November 7, 2011

GETTING BACK TO 18%:

A Look Inside the Super Committee (Stephen Moore, 11/07/11, WSJ)

But raising rates and raising revenues are different. Eliminating loopholes in exchange for making the Bush tax cuts permanent after 2013 is on the table--and by broadening the tax base, this could bring in tens of billions of new revenues each year. Says Mr. Hensarling: "Republicans want more revenues. We want more revenues by growing the economy; we're not happy with revenues at 14% of GDP, but we don't want to do it by raising rates."

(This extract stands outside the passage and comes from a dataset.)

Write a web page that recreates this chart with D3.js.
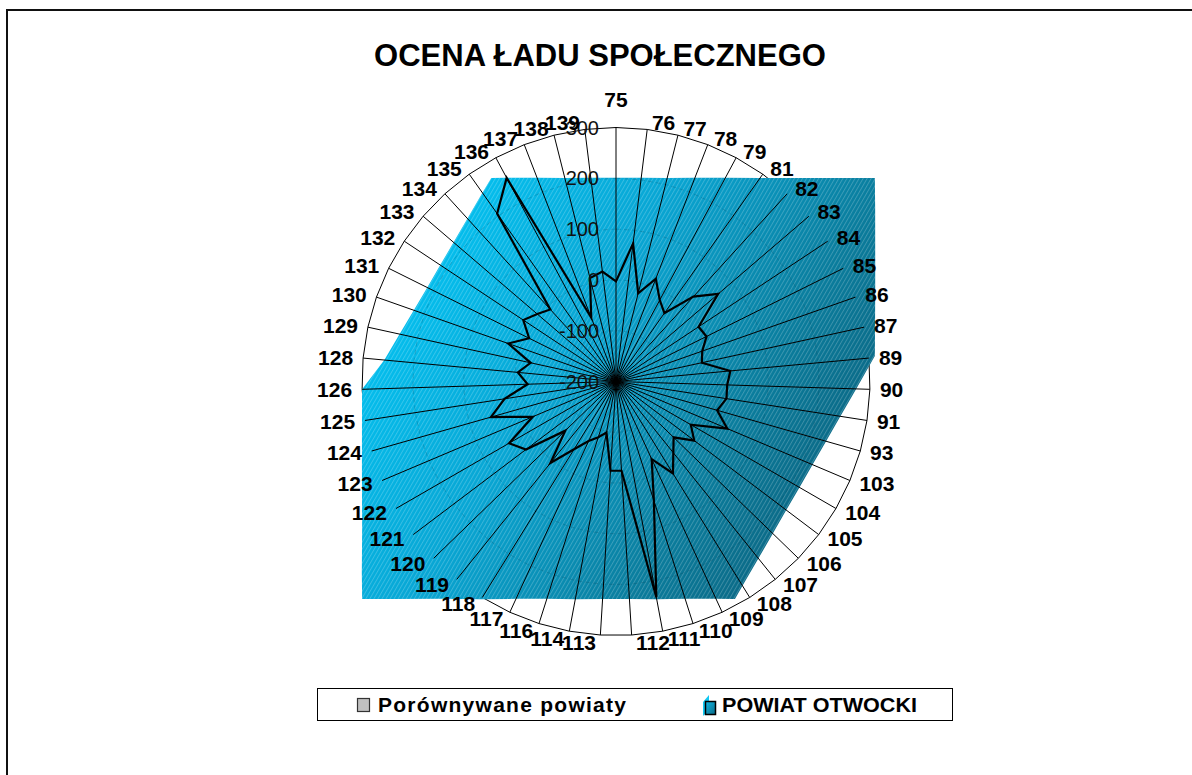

One positive development on taxes taking shape is a deal that could include limiting tax deductions, perhaps by capping write-offs on charities, state and local taxes, and mortgage interest payments as a percentage of each tax filer's gross income. That idea was introduced on these pages by Harvard economist Martin Feldstein. [...]

The big fiscal breakthrough Mr. Hensarling and his GOP colleagues are hoping for on the spending side of the ledger is first-stage reforms in the big three entitlements--Medicare, Medicaid and Social Security.

Republicans want a gradual rise in the retirement age for the giant cost drivers Social Security and Medicare; higher co-pays and premiums for Medicare; and a tweak in the cost-of-living benefit formula to more accurately reflect the real inflation rate.

A change in the index formula (substituting the rise in prices rather than the rise in wages) to calculate benefits for Social Security and other federal programs would save about $200 billion over the next decade. And it would reap two to three times more in future decades. As Mr. Hensarling puts it, these reforms "are huge, because they start to bend the cost curve downward on the big entitlements."